Pero todo lo malo es susceptible de empeorar. Estos dos escenarios, de los que desde luego no puede decirse que puedan ser fuente para ninguna clase de optimismo, podrían transformarse en otro aún peor: el que tendría lugar si ninguno de ellos lograra abrirse camino como posible solución de la crisis. Si, con todos sus inconvenientes, ni el diálogo ni la convocatoria anticipada de elecciones autonómicas pudieran plantearse como posibles alternativas de salida, habría razones para temer que muchas de las fake news que con toda frivolidad ha hecho circular el independentismo en apoyo de su relato (heridos por centenares, violencia desproporcionada, dirigentes encarcelados, estado de excepción, etc) pudieran llegar a convertirse en realidad.
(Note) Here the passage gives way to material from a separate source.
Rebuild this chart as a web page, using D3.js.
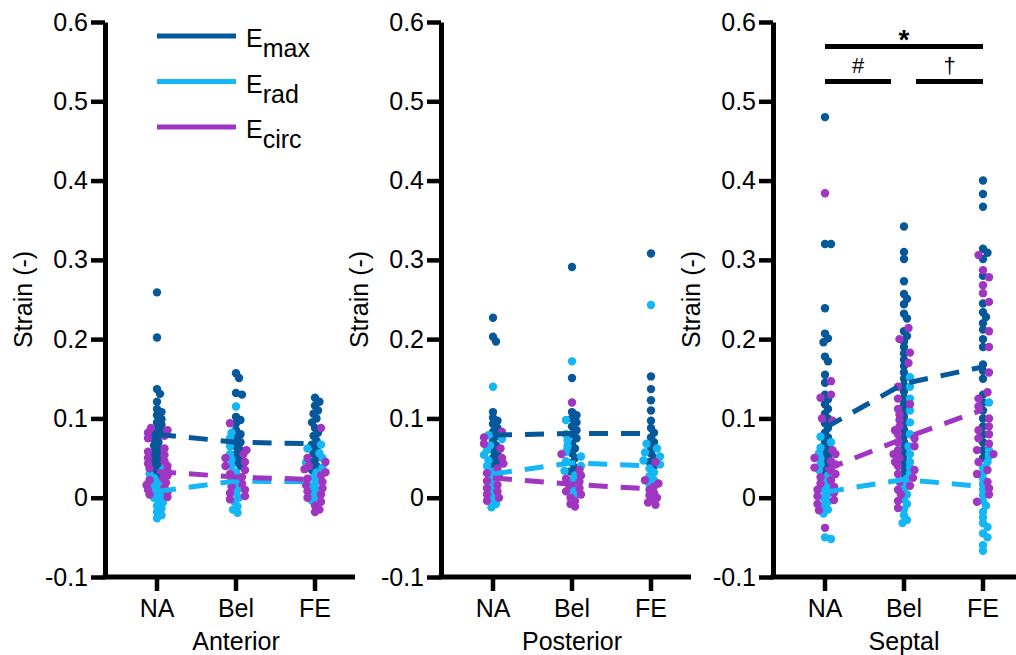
<!DOCTYPE html>
<html>
<head>
<meta charset="utf-8">
<script src="https://cdn.jsdelivr.net/npm/d3@7"></script>
<style>
  body { margin: 0; background: #fff; }
  text { font-family: Arial, "Liberation Sans", sans-serif; fill: #000; }
</style>
</head>
<body>
<div id="container"></div>
<script>
/* CONSTANTS AND GLOBALS */
const width = 1016,
  height = 655;

const regions = ["Anterior", "Posterior", "Septal"];
const categories = ["NA", "Bel", "FE"];
const seriesNames = ["max", "rad", "circ"];
const colors = ["#07589a", "#14b6f4", "#a035c2"];
const yTicks = [-0.1, 0, 0.1, 0.2, 0.3, 0.4, 0.5, 0.6];

// DOTS, ONE LIST PER CATEGORY (NA, Bel, FE)
const anteriorEmax = [
  [0.259, 0.202, 0.137, 0.131, 0.121, 0.112, 0.108, 0.104, 0.099, 0.095, 0.092, 0.088, 0.085, 0.082, 0.078, 0.074, 0.07, 0.066, 0.062, 0.058, 0.054, 0.05, 0.046, 0.042, 0.038, 0.034, 0.03],
  [0.157, 0.151, 0.132, 0.13, 0.102, 0.098, 0.094, 0.085, 0.08, 0.075, 0.07, 0.065, 0.06, 0.055, 0.05, 0.045, 0.04],
  [0.126, 0.121, 0.116, 0.11, 0.106, 0.1, 0.095, 0.088, 0.082, 0.078, 0.072, 0.067, 0.062, 0.056, 0.05, 0.045, 0.04, 0.035]
];
const anteriorErad = [
  [0.035, 0.03, 0.025, 0.02, 0.015, 0.012, 0.008, 0.005, 0.002, 0, -0.003, -0.006, -0.01, -0.014, -0.018, -0.022, -0.026],
  [0.115, 0.082, 0.075, 0.065, 0.055, 0.048, 0.04, 0.032, 0.025, 0.018, 0.012, 0.006, 0.0, -0.005, -0.011, -0.015, -0.019],
  [0.067, 0.062, 0.056, 0.05, 0.044, 0.038, 0.032, 0.026, 0.02, 0.015, 0.01, 0.005, 0.0, -0.004]
];
const anteriorEcirc = [
  [0.088, 0.085, 0.082, 0.078, 0.075, 0.062, 0.058, 0.054, 0.05, 0.046, 0.043, 0.04, 0.037, 0.034, 0.031, 0.028, 0.025, 0.022, 0.019, 0.016, 0.013, 0.01, 0.007, 0.004, 0.001],
  [0.094, 0.06, 0.055, 0.05, 0.045, 0.04, 0.035, 0.03, 0.026, 0.022, 0.018, 0.014, 0.01, 0.006, 0.002, -0.002],
  [0.088, 0.05, 0.045, 0.04, 0.036, 0.032, 0.028, 0.024, 0.02, 0.016, 0.012, 0.008, 0.004, 0.0, -0.005, -0.01, -0.015, -0.018]
];

const posteriorEmax = [
  [0.227, 0.203, 0.197, 0.108, 0.101, 0.097, 0.093, 0.088, 0.083, 0.078, 0.072, 0.066, 0.06, 0.055, 0.05, 0.045, 0.04],
  [0.291, 0.151, 0.108, 0.104, 0.1, 0.095, 0.09, 0.085, 0.08, 0.075, 0.068, 0.062, 0.056, 0.05, 0.044, 0.038, 0.033],
  [0.308, 0.153, 0.137, 0.123, 0.11, 0.097, 0.088, 0.082, 0.076, 0.07, 0.063, 0.056, 0.05, 0.045, 0.04]
];
const posteriorErad = [
  [0.14, 0.079, 0.074, 0.066, 0.06, 0.054, 0.047, 0.04, 0.033, 0.026, 0.019, 0.012, 0.005, -0.002, -0.008, -0.012],
  [0.172, 0.098, 0.08, 0.072, 0.065, 0.058, 0.052, 0.046, 0.04, 0.034, 0.028, 0.022, 0.016, 0.01, 0.004],
  [0.243, 0.068, 0.062, 0.057, 0.052, 0.047, 0.042, 0.037, 0.032, 0.027, 0.022, 0.017]
];
const posteriorEcirc = [
  [0.083, 0.076, 0.068, 0.062, 0.05, 0.043, 0.037, 0.031, 0.026, 0.021, 0.016, 0.012, 0.008, 0.004, 0.0, -0.004],
  [0.12, 0.055, 0.035, 0.028, 0.024, 0.02, 0.016, 0.012, 0.008, 0.004, 0.0, -0.004, -0.008, -0.011],
  [0.045, 0.022, 0.018, 0.014, 0.01, 0.006, 0.003, 0.0, -0.003, -0.006, -0.009]
];

const septalEmax = [
  [0.48, 0.32, 0.32, 0.239, 0.207, 0.201, 0.196, 0.178, 0.172, 0.155, 0.145, 0.13, 0.124, 0.118, 0.112, 0.106, 0.1, 0.094, 0.088, 0.082, 0.076, 0.07, 0.064, 0.058, 0.052, 0.046, 0.04, 0.034],
  [0.342, 0.31, 0.301, 0.273, 0.257, 0.251, 0.244, 0.232, 0.226, 0.21, 0.204, 0.197, 0.19, 0.182, 0.174, 0.166, 0.158, 0.15, 0.142, 0.134, 0.126, 0.118, 0.11, 0.102, 0.094, 0.086, 0.078, 0.07, 0.062, 0.054, 0.046, 0.038, 0.03],
  [0.4, 0.383, 0.367, 0.314, 0.309, 0.301, 0.28, 0.245, 0.234, 0.228, 0.22, 0.212, 0.2, 0.19, 0.168, 0.16, 0.15, 0.13, 0.12, 0.11, 0.1, 0.09, 0.08, 0.07, 0.06, 0.05]
];
const septalErad = [
  [0.077, 0.07, 0.063, 0.056, 0.049, 0.042, 0.035, 0.028, 0.021, 0.015, 0.01, 0.005, 0.0, -0.005, -0.01, -0.015, -0.02, -0.05, -0.052],
  [0.152, 0.14, 0.125, 0.11, 0.095, 0.08, 0.065, 0.055, 0.045, 0.038, 0.031, 0.024, 0.017, 0.01, 0.004, -0.002, -0.008, -0.015, -0.022, -0.028, -0.032],
  [0.12, 0.06, 0.052, 0.045, 0.038, 0.031, 0.024, 0.017, 0.01, 0.003, -0.004, -0.01, -0.018, -0.025, -0.032, -0.037, -0.045, -0.05, -0.06, -0.067]
];
const septalEcirc = [
  [0.384, 0.147, 0.13, 0.126, 0.1, 0.097, 0.06, 0.055, 0.05, 0.046, 0.042, 0.038, 0.034, 0.03, 0.026, 0.022, 0.018, 0.014, 0.01, 0.006, 0.002, -0.003, -0.008, -0.016, -0.038],
  [0.214, 0.2, 0.183, 0.17, 0.14, 0.125, 0.118, 0.112, 0.105, 0.098, 0.09, 0.085, 0.08, 0.075, 0.07, 0.065, 0.06, 0.055, 0.05, 0.045, 0.04, 0.035, 0.03, 0.025, 0.02, 0.015, 0.01, 0.004, -0.004, -0.013],
  [0.306, 0.287, 0.278, 0.268, 0.258, 0.247, 0.21, 0.19, 0.158, 0.133, 0.125, 0.115, 0.1, 0.09, 0.085, 0.08, 0.075, 0.068, 0.06, 0.055, 0.045, 0.035, 0.03, 0.02, 0.012, 0.004, -0.005]
];

// MEANS (DASHED LINES), [NA, Bel, FE]
const anteriorMeans = [[0.08, 0.07, 0.068], [0.008, 0.021, 0.02], [0.033, 0.026, 0.023]];
const posteriorMeans = [[0.079, 0.081, 0.081], [0.03, 0.044, 0.04], [0.025, 0.017, 0.011]];
const septalMeans = [[0.088, 0.144, 0.165], [0.007, 0.023, 0.014], [0.035, 0.075, 0.111]];

// SIGNIFICANCE BARS (SEPTAL)
const sigLabels = ["*", "#", "\u2020"];
const sigLevels = [0.569, 0.525, 0.525];

const panelDots = [
  [anteriorEmax, anteriorErad, anteriorEcirc],
  [posteriorEmax, posteriorErad, posteriorEcirc],
  [septalEmax, septalErad, septalEcirc]
];
const panelMeans = [anteriorMeans, posteriorMeans, septalMeans];
const panelLeft = [105, 441, 773];

// APPEND SVG
const svg = d3.select("#container")
  .append("svg")
  .attr("width", width)
  .attr("height", height)
  .style("background", "#fff");

const y = d3.scaleLinear().domain([-0.1, 0.6]).range([577, 22]);

// simple column swarm so dots spread sideways where they pile up
function swarm(dots, cx) {
  const placed = [];
  const offsets = [0];
  for (let k = 1.5; k <= 10.5; k += 1.5) offsets.push(k, -k);
  dots.forEach(d => {
    const py = y(d.v);
    let best = 0, bestGap = -1;
    for (const o of offsets) {
      let gap = Infinity;
      placed.forEach(p => {
        const dist = Math.hypot(p.x - (cx + o), p.y - py);
        if (dist < gap) gap = dist;
      });
      if (gap >= 5) { best = o; bestGap = gap; break; }
      if (gap > bestGap) { bestGap = gap; best = o; }
    }
    d.x = cx + best;
    d.y = py;
    placed.push(d);
  });
  return dots;
}

regions.forEach((region, p) => {
  const x0 = panelLeft[p];
  const x = d3.scalePoint().domain(categories).range([x0 + 52, x0 + 210]);
  const g = svg.append("g");

  // DOTS
  categories.forEach((cat, c) => {
    let dots = [];
    panelDots[p].forEach((series, s) => {
      series[c].forEach(v => dots.push({ v, s }));
    });
    swarm(dots, x(cat));
    g.selectAll(null)
      .data(dots)
      .join("circle")
      .attr("cx", d => d.x)
      .attr("cy", d => d.y)
      .attr("r", 4.2)
      .attr("fill", d => colors[d.s]);
  });

  // MEAN LINES
  const line = d3.line().x((d, i) => x(categories[i])).y(d => y(d));
  g.selectAll("path.mean")
    .data(panelMeans[p])
    .join("path")
    .attr("class", "mean")
    .attr("d", d => line(d))
    .attr("fill", "none")
    .attr("stroke", (d, i) => colors[i])
    .attr("stroke-width", 5)
    .attr("stroke-dasharray", "19,13");

  // Y AXIS
  const yAxis = g.append("g")
    .attr("transform", `translate(${x0},0)`)
    .call(d3.axisLeft(y).tickValues(yTicks).tickSize(14).tickSizeOuter(0).tickPadding(3)
      .tickFormat(d => d === 0 ? "0" : d.toFixed(1)));
  yAxis.select(".domain").attr("stroke-width", 5);
  yAxis.selectAll(".tick line").attr("stroke-width", 4.5);
  yAxis.selectAll(".tick text").style("font-size", "25px").attr("fill", "#000");

  // X AXIS
  g.append("line")
    .attr("x1", x0 - 2.5).attr("x2", x0 + 250)
    .attr("y1", y(-0.1)).attr("y2", y(-0.1))
    .attr("stroke", "#000").attr("stroke-width", 5);
  const xt = g.selectAll("g.xtick")
    .data(categories)
    .join("g")
    .attr("class", "xtick")
    .attr("transform", d => `translate(${x(d)},${y(-0.1)})`);
  xt.append("line").attr("y2", 14).attr("stroke", "#000").attr("stroke-width", 4.5);
  xt.append("text")
    .attr("y", 40)
    .attr("text-anchor", "middle")
    .style("font-size", "25px")
    .text(d => d);

  g.append("text")
    .attr("x", x("Bel"))
    .attr("y", 650)
    .attr("text-anchor", "middle")
    .style("font-size", "25px")
    .text(region);

  g.append("text")
    .attr("transform", `translate(${x0 - 73},${y(0.25)}) rotate(-90)`)
    .attr("text-anchor", "middle")
    .style("font-size", "25px")
    .text("Strain (-)");

  // LEGEND (FIRST PANEL)
  if (p === 0) {
    seriesNames.forEach((name, i) => {
      const ly = 36 + i * 45.5;
      g.append("line")
        .attr("x1", x("NA")).attr("x2", x("Bel"))
        .attr("y1", ly).attr("y2", ly)
        .attr("stroke", colors[i]).attr("stroke-width", 5);
      const t = g.append("text")
        .attr("x", x("Bel") + 10)
        .attr("y", ly + 11)
        .style("font-size", "25px");
      t.append("tspan").text("E");
      t.append("tspan").attr("dy", 10).style("font-size", "25px").text(name);
    });
  }

  // SIGNIFICANCE (SEPTAL)
  if (p === 2) {
    const bars = [
      [x("NA"), x("FE")],
      [x("NA"), x("Bel") - 13],
      [x("Bel") + 12, x("FE")]
    ];
    bars.forEach((b, i) => {
      g.append("line")
        .attr("x1", b[0]).attr("x2", b[1])
        .attr("y1", y(sigLevels[i])).attr("y2", y(sigLevels[i]))
        .attr("stroke", "#000").attr("stroke-width", 5);
      g.append("text")
        .attr("x", (b[0] + b[1]) / 2)
        .attr("y", y(sigLevels[i]) - (i === 0 ? -2 : 8))
        .attr("text-anchor", "middle")
        .style("font-size", i === 0 ? "28px" : "22px")
        .style("font-weight", i === 0 ? "bold" : "normal")
        .text(sigLabels[i]);
    });
  }
});
</script>
</body>
</html>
Así están, creo, las cosas: lo mejor a lo que podemos aspirar es a una mala opción, aunque ciertamente menos mala que otras que también pueden vislumbrarse en el horizonte. Como casi siempre ocurre en situaciones de crisis social, el futuro de toda una sociedad depende en gran medida de las decisiones que tomen un reducido número de personas. Tampoco esto permite ser optimistas: en cuestión de semanas hemos pasado de oír como algunos daban por superado definitivamente lo que habían dado en llamar «el régimen de 1978» a añorar a los dirigentes de la Transición que supieron, en medio de grandes dificultades, traer con éxito la democracia a nuestro país. Es inútil la añoranza, pues aquellos hombres y mujeres ya no pueden volver. Bastaría con que los dirigentes actuales se decidieran a imitarlos.